### The task
Here is the task for the listing below: output exactly the lines from the one containing "Clone this diagram in TikZ." through the one containing "(9.5,11) -- (9.5,933);", and leave out the pictures.

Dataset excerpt
——
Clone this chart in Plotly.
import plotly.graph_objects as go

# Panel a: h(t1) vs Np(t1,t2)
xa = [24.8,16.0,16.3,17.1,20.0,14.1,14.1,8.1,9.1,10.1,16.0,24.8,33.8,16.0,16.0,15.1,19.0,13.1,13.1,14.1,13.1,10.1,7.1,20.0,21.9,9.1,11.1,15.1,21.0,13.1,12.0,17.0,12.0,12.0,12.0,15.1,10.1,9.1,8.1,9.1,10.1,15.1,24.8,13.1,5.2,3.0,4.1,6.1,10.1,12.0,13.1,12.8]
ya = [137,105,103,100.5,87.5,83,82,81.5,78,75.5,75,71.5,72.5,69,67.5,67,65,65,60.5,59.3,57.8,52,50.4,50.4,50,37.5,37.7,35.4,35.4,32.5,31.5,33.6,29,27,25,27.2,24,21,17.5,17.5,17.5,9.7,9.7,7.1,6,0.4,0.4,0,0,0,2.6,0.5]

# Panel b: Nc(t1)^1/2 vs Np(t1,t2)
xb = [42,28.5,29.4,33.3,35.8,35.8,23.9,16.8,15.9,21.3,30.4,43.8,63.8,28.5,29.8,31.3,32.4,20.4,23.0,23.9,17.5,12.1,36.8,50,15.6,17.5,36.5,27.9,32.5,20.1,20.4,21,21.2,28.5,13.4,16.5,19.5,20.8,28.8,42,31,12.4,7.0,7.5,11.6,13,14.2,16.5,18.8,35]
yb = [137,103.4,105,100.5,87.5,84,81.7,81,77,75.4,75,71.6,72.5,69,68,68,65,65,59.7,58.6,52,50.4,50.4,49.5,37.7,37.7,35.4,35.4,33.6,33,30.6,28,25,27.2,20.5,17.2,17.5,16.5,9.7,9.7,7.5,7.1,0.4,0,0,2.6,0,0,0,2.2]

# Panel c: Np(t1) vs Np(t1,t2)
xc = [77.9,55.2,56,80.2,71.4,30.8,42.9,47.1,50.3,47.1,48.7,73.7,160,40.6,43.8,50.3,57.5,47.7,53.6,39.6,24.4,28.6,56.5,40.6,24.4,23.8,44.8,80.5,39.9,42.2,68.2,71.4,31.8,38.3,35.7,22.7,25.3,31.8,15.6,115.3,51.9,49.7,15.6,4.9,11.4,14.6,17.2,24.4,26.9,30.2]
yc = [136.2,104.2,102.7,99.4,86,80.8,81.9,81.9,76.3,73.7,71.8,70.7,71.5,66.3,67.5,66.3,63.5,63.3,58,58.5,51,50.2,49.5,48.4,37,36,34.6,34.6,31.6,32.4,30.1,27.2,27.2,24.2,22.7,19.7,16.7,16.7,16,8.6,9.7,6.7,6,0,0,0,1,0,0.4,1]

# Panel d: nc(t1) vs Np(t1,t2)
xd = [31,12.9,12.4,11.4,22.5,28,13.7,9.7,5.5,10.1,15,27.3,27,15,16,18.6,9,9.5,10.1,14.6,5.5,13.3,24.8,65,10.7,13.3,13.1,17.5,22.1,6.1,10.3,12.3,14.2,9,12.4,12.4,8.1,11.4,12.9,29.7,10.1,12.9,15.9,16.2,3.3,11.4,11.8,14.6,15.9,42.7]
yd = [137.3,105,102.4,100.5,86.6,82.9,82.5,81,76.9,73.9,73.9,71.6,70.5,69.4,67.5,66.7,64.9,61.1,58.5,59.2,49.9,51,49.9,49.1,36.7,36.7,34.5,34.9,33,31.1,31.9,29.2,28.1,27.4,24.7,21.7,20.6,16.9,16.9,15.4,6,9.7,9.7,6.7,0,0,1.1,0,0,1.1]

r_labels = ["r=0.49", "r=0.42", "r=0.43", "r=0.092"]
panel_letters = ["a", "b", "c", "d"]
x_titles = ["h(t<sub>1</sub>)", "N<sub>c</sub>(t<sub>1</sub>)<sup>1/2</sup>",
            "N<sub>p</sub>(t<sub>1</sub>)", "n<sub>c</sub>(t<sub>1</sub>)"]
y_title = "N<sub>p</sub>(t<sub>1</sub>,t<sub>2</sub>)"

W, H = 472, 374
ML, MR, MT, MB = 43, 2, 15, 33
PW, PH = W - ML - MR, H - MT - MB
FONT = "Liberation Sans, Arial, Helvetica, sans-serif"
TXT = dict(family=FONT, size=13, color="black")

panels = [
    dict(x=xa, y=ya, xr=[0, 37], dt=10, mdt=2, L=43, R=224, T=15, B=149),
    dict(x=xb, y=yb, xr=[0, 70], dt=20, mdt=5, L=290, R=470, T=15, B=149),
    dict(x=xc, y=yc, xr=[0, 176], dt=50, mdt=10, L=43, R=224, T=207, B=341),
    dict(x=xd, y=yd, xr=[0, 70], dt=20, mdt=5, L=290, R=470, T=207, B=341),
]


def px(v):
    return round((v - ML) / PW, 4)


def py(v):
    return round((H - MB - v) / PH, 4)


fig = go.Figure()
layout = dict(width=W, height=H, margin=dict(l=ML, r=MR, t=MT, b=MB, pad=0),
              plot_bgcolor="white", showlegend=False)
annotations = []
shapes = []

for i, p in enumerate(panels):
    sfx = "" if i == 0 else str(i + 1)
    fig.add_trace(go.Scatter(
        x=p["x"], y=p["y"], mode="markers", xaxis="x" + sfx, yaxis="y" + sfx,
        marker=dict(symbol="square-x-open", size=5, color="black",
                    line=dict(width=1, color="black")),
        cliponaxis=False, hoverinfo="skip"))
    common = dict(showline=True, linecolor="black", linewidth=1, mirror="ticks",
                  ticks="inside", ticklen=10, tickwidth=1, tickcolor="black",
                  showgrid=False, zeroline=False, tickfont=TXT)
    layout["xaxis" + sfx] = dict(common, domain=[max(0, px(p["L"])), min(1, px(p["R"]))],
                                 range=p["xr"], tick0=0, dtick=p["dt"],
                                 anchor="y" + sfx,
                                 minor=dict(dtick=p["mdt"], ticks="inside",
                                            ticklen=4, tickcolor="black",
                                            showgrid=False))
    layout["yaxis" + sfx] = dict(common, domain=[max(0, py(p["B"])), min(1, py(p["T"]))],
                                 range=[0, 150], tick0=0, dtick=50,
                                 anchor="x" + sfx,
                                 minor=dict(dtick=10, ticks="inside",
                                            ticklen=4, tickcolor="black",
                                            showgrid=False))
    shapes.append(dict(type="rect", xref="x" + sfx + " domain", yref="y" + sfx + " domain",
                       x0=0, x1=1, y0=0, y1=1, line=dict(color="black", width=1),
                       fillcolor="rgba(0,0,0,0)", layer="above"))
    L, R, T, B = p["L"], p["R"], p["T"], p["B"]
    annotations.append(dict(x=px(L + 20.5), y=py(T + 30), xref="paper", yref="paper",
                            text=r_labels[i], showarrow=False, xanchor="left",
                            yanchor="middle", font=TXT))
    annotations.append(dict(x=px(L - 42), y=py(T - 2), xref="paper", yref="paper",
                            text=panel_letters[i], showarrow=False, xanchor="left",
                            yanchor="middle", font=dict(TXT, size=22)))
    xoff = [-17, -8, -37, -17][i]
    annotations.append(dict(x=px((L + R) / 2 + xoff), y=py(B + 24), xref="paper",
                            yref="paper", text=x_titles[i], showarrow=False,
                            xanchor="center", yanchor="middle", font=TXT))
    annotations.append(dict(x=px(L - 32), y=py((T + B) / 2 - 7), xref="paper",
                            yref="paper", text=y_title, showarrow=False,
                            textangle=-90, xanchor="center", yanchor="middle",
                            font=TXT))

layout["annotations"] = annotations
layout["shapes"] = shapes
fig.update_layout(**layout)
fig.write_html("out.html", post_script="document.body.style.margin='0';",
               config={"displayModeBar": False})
——
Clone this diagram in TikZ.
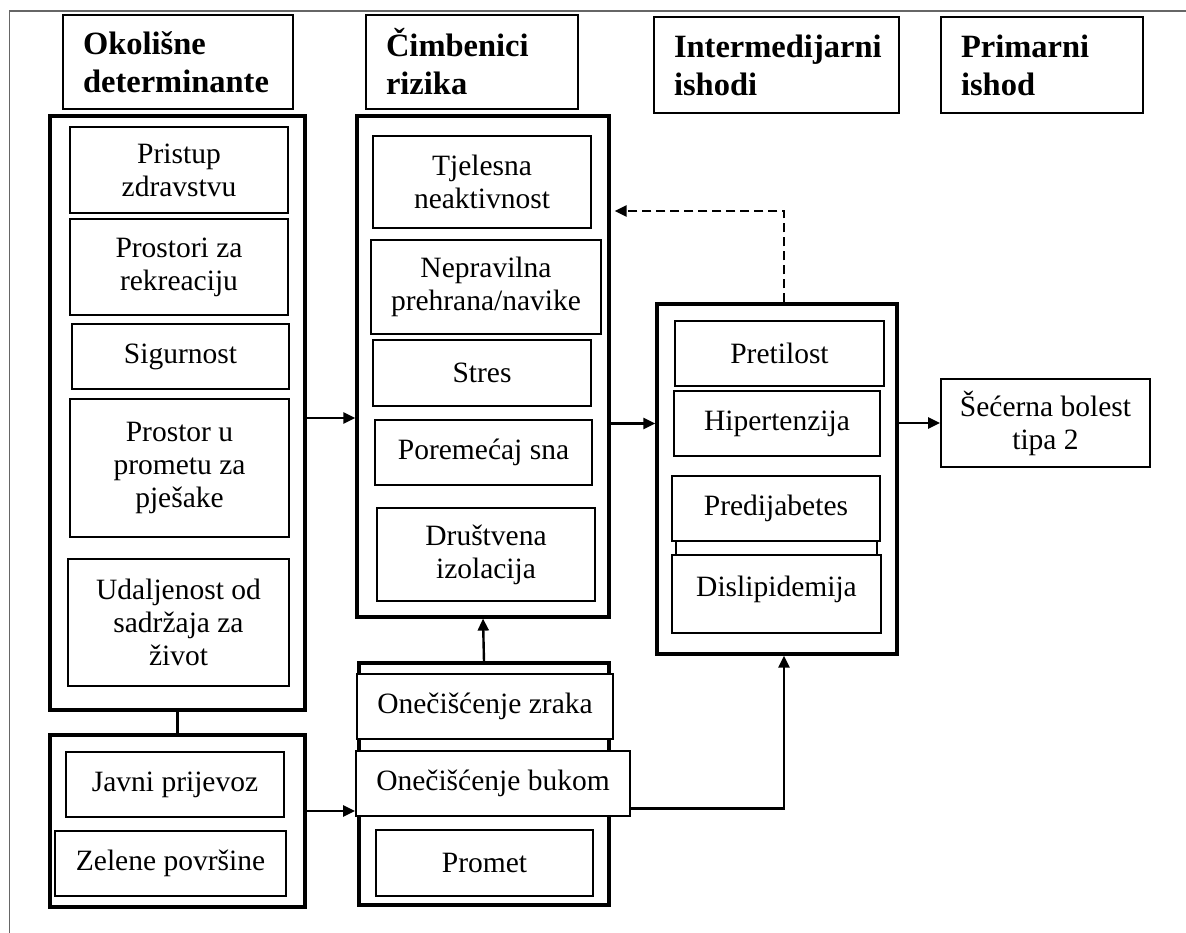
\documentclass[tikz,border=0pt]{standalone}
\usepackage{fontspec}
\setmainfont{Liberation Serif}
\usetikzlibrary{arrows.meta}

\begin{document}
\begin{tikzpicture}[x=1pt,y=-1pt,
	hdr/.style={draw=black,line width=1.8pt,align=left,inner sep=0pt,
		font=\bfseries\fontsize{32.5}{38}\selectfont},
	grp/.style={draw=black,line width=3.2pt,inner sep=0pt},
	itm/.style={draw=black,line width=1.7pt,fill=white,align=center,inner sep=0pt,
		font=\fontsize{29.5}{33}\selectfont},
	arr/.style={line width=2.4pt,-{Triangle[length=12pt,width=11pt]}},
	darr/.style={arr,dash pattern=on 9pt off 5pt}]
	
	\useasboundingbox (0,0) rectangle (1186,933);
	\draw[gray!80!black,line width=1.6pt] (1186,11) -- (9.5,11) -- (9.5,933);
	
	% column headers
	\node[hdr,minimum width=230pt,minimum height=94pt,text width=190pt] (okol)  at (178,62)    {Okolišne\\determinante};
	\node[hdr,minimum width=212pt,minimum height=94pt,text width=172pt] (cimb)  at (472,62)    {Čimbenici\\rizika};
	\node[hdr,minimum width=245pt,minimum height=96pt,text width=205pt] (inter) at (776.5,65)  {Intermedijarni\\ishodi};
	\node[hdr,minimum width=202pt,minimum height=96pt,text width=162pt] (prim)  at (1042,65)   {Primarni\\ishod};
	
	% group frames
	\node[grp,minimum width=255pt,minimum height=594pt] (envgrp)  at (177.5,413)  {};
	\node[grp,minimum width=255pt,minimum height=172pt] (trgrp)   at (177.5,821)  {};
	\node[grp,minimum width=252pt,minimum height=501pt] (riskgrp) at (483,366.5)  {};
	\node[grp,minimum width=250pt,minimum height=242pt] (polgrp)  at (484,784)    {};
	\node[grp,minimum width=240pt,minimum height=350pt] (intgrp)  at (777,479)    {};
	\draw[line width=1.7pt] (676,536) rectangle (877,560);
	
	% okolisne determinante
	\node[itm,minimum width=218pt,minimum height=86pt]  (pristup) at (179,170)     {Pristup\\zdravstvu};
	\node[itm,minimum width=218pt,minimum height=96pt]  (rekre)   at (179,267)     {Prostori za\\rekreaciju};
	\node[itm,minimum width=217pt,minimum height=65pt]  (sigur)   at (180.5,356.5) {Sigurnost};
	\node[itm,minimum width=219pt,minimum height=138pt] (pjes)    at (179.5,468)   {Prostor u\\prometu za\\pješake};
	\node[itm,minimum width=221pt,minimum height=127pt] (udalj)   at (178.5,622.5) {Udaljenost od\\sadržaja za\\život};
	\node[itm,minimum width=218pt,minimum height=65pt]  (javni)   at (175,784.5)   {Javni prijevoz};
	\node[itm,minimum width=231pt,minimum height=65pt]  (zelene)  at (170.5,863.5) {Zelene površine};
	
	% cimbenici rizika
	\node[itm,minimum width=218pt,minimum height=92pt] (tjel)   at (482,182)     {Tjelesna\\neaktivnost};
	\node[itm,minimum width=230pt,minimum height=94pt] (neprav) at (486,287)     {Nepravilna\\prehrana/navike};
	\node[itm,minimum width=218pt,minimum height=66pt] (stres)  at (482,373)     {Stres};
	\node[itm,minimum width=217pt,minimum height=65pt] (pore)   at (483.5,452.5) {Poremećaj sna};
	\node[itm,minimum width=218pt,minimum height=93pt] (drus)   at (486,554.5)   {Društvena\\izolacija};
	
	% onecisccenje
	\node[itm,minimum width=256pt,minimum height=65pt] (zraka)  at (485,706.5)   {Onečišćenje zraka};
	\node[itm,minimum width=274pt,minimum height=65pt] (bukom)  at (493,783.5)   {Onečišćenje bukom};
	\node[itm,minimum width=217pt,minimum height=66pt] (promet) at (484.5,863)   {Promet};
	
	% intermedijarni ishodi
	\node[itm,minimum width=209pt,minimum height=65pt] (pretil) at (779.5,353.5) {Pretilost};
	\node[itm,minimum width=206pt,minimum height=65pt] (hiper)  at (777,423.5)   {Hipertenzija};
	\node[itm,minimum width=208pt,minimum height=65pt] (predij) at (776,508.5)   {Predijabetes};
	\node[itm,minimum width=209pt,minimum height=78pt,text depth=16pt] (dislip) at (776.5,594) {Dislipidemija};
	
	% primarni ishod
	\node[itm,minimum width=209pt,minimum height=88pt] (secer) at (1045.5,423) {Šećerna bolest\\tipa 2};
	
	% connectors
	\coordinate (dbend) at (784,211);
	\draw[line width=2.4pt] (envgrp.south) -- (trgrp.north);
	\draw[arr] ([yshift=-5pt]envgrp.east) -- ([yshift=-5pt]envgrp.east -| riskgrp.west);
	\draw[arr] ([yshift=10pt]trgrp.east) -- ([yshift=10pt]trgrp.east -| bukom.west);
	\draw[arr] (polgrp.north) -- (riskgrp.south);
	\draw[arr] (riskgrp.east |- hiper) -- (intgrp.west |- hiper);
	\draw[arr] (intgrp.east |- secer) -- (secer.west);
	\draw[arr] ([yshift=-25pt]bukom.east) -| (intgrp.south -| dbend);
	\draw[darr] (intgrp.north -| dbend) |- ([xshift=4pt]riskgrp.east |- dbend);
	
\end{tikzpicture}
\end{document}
——
### The completed task
Clone this diagram in TikZ.
\documentclass[tikz,border=0pt]{standalone}
\usepackage{fontspec}
\setmainfont{Liberation Serif}
\usetikzlibrary{arrows.meta}

\begin{document}
\begin{tikzpicture}[x=1pt,y=-1pt,
	hdr/.style={draw=black,line width=1.8pt,align=left,inner sep=0pt,
		font=\bfseries\fontsize{32.5}{38}\selectfont},
	grp/.style={draw=black,line width=3.2pt,inner sep=0pt},
	itm/.style={draw=black,line width=1.7pt,fill=white,align=center,inner sep=0pt,
		font=\fontsize{29.5}{33}\selectfont},
	arr/.style={line width=2.4pt,-{Triangle[length=12pt,width=11pt]}},
	darr/.style={arr,dash pattern=on 9pt off 5pt}]
	
	\useasboundingbox (0,0) rectangle (1186,933);
	\draw[gray!80!black,line width=1.6pt] (1186,11) -- (9.5,11) -- (9.5,933);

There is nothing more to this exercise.